Their training, combined with experience on the job, means that in emergency situations like the World Trade Center tower collapse in New York, instinct takes over.

“What those firefighters did when they got to that building and started going up the stairwell is what every single one of us is trained to do and is what every one of us would have done,” Sanderson said. For those seeking promotions, the preparation becomes almost like another full-time job. Gilmore said they study for about six to eight months before taking a test.

Initial training for a firefighter is six months of EMT basics and fire basics. After that, many in Fort Worth choose to specialize and can do so in bomb and arson, Hazmat, investigators and divers. There are tests for every level of promotion and each is only offered if a position becomes available.
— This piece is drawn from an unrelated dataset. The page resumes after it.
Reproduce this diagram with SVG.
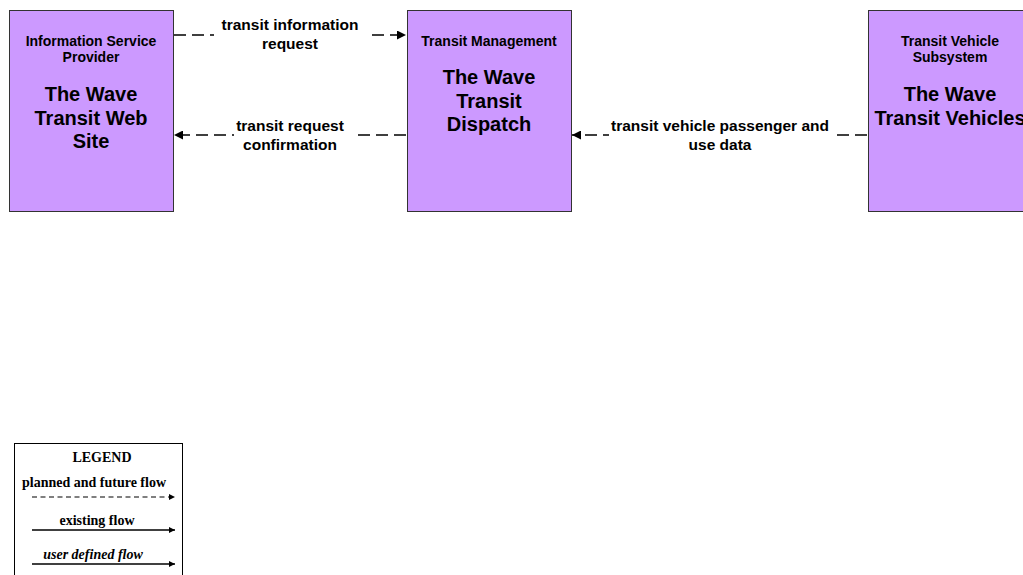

The firefighters pick up on the city’s quirks. Calls get strange, according to Gilmore, around the full moon. Calls are almost nonexistent when the Cowboys are playing.

Members of the community come by frequently to thank them for their work.

“Everybody likes us. And we benefit from that, but at the same time, we go out and try to earn that every day,” De La Cruz said.

And even after a long shift, De La Cruz said, he would put his station against any other station in the city.

“I want for us to have the best service possible. We really do our best to give the community the best service that it can get.”